**DATA LINES**.
.....

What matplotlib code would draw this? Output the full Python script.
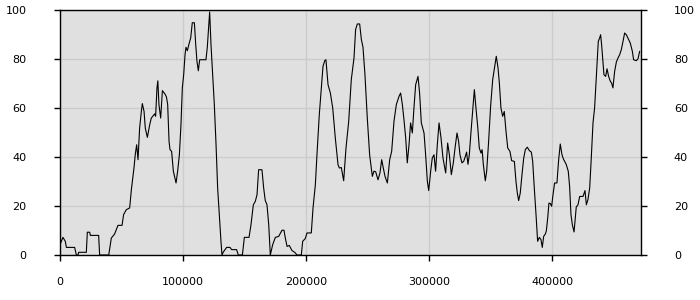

.....

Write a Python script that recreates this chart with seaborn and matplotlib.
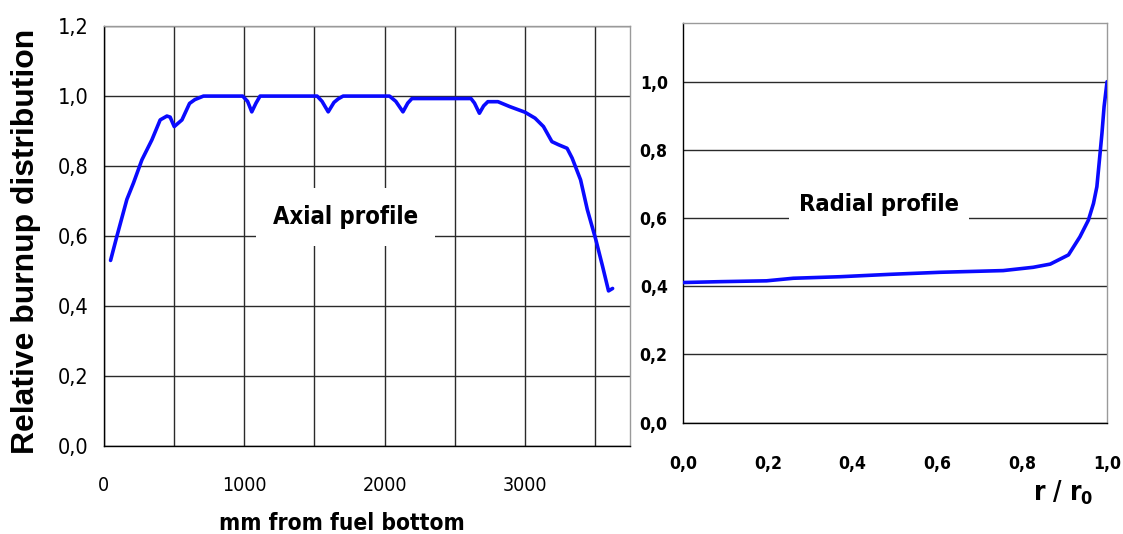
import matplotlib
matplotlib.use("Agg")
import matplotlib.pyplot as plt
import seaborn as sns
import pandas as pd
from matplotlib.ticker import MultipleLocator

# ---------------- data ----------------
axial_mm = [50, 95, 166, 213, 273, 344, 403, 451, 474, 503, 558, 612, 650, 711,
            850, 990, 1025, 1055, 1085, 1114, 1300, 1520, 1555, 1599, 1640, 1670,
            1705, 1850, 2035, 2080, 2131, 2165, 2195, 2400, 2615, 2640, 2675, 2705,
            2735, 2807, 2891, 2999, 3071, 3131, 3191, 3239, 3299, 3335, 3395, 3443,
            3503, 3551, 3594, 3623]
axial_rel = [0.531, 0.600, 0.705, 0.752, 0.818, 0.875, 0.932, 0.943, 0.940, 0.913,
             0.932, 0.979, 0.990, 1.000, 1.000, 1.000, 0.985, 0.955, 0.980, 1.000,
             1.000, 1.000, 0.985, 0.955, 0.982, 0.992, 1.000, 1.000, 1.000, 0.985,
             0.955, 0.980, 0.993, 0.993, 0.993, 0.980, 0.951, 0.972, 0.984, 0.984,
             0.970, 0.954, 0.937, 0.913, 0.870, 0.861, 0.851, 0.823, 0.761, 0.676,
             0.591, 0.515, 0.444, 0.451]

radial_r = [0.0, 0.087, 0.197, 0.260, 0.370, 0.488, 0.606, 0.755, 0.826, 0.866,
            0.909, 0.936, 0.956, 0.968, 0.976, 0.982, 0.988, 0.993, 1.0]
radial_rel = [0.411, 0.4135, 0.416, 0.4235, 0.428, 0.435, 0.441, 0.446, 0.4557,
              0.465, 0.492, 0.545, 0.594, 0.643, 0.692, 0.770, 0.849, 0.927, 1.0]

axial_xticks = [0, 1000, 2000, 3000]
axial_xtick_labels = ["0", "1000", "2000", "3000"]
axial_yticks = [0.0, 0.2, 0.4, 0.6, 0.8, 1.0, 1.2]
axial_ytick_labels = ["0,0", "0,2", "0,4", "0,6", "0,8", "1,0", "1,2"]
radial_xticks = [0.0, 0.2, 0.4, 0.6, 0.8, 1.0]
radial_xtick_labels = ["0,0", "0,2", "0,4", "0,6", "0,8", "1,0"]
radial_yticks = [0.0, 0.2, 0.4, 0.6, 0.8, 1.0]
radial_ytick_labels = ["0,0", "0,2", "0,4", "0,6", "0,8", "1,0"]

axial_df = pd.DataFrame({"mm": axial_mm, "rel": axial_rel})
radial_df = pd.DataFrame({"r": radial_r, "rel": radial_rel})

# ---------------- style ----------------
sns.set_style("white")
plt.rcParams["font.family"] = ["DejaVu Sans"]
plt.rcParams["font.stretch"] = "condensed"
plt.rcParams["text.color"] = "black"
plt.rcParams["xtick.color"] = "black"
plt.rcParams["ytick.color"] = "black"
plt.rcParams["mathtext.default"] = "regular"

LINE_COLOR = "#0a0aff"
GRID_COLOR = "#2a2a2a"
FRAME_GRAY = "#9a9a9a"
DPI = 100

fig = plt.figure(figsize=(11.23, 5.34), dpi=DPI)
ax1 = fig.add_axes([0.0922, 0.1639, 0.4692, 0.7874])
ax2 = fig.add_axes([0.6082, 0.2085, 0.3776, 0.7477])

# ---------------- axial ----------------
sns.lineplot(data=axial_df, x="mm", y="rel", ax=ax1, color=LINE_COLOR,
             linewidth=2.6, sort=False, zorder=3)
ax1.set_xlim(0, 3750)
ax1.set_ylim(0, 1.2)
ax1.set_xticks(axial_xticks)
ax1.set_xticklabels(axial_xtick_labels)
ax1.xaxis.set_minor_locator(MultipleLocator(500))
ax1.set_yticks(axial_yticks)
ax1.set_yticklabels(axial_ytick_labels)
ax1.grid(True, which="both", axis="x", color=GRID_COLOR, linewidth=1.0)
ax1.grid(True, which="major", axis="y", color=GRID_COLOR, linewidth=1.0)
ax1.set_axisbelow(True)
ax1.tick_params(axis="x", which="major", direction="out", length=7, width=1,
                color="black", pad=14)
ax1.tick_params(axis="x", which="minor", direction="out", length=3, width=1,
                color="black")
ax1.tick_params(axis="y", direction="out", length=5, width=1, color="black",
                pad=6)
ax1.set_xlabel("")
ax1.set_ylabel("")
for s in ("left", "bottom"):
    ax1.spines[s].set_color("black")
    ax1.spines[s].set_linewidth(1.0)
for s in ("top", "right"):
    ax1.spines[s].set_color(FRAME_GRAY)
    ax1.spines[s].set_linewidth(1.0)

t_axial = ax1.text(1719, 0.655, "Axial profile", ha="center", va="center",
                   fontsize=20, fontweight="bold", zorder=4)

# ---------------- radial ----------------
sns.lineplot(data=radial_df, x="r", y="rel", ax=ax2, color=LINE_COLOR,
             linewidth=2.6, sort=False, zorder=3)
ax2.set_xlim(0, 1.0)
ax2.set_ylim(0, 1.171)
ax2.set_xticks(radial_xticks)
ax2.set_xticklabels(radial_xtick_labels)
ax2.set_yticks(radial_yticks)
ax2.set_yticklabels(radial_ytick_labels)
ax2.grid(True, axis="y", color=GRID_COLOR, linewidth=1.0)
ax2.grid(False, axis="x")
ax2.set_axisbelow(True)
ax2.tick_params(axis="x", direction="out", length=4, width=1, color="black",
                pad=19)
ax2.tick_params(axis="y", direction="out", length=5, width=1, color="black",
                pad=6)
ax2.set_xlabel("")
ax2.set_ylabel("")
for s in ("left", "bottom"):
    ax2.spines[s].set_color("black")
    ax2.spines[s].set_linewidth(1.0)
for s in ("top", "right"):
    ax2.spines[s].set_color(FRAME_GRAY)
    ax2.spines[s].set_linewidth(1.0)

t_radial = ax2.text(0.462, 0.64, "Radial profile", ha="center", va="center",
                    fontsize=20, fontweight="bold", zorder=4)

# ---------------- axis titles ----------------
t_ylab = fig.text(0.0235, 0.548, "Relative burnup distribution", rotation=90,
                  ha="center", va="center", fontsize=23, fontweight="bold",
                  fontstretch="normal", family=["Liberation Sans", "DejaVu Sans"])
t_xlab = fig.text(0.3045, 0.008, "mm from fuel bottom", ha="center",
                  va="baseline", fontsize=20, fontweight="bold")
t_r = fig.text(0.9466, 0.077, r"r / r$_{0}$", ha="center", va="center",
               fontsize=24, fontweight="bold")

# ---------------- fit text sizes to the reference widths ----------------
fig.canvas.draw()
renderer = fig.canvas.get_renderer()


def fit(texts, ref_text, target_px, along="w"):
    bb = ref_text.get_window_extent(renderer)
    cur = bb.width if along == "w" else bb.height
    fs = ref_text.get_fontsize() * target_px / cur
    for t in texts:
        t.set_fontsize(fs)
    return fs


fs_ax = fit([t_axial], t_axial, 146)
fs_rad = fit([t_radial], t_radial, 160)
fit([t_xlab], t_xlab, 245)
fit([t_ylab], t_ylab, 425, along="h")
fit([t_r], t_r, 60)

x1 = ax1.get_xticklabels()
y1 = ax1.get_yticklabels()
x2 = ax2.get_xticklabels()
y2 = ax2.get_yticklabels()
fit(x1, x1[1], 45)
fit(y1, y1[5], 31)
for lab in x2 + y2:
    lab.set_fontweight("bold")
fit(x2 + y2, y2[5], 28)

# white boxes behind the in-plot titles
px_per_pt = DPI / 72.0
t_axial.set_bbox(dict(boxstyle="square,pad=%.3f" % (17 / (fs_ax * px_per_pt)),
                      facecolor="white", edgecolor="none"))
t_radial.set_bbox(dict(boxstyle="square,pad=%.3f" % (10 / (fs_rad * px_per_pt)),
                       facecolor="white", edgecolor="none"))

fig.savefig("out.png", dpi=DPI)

.....

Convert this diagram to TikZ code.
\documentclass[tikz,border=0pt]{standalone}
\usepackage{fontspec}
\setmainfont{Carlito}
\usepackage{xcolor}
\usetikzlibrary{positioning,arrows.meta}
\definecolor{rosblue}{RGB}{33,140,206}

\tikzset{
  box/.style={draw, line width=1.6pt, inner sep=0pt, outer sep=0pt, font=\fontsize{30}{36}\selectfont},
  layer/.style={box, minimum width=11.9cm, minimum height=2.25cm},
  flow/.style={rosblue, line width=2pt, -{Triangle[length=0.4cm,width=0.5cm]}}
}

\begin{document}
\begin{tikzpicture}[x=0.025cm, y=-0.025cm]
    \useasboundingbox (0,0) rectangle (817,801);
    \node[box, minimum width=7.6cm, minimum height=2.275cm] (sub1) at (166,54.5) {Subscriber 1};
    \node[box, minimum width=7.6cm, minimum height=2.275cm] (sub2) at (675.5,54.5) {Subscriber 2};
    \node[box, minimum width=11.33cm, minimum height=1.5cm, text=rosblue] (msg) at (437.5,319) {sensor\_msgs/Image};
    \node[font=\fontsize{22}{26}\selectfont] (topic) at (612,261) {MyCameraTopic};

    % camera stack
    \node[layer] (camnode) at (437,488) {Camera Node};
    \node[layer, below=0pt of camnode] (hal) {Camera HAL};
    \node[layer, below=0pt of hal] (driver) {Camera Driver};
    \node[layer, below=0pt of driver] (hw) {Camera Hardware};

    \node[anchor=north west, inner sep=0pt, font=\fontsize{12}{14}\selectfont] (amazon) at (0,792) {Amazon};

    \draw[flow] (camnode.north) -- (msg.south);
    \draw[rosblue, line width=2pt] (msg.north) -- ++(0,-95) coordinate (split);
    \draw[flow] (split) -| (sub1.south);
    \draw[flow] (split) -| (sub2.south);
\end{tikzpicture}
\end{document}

.....

**INSTRUCTION**.
Only the lines from the one containing "Write a Python" down to the one containing "from matplotlib.ticker import MultipleLocator" should be copied, exactly and with both ends kept. Drop the pictures.

**COMPLETE ANSWER**.
Write a Python script that recreates this chart with seaborn and matplotlib.
import matplotlib
matplotlib.use("Agg")
import matplotlib.pyplot as plt
import seaborn as sns
import pandas as pd
from matplotlib.ticker import MultipleLocator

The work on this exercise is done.